Enfin, l'article 20 propose d'interdire la pratique dite du « scroll » infini et d'obliger en conséquence à présenter les services en ligne sous forme de pagination, sous peine de sanction. L'impact négatif sur l'environnement d'une telle pratique par rapport à celui de la pagination ne semble pas démontré à ce jour : comme cela a pu être souligné à la rapporteure, le rechargement de page peut nécessiter un traitement informatique plus long et plus coûteux qu'une simple extension incrémentale du contenu visualisé. Du reste, il s'agit d'une technique à laquelle les consommateurs peuvent consentir. L'interdiction n'apparaît donc pas comme le moyen le plus pertinent. Le référentiel d'écoconception pourrait, si l'impact négatif de la pratique venait à être démontré, imposer de proposer une option au consommateur.

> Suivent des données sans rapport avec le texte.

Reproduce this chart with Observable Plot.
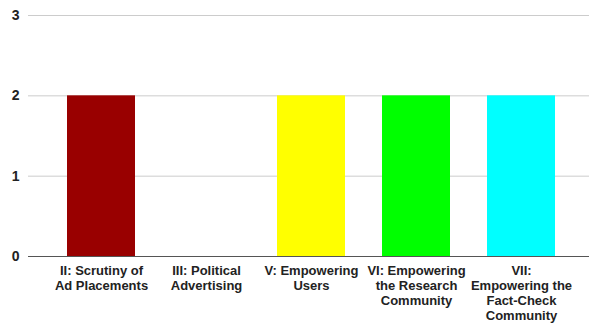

* 43 Selon le rapport précité du Conseil général de l'économie, la diffusion d'un contenu en ultra haute définition (UHD) génère huit fois plus de données que la diffusion d'un contenu en haute définition (HD). Il soulignait qu'il fallait éviter les situations dans lesquelles on visionne « des vidéos en 4K sur un écran d'un mètre, avec aucune différence visible par rapport à un visionnage HD voire SD ». Néanmoins, il convient de ne pas exagérer l'importance de ce facteur.
* 44 Voir, en particulier, l'analyse publiée par l'Agence internationale de l'énergie sur le sujet. Le récent rapport du Shift project précité précise également que « désactiver l'autoplay n'engendre (...) qu'une économie marginale sur la consommation directe d'énergie ».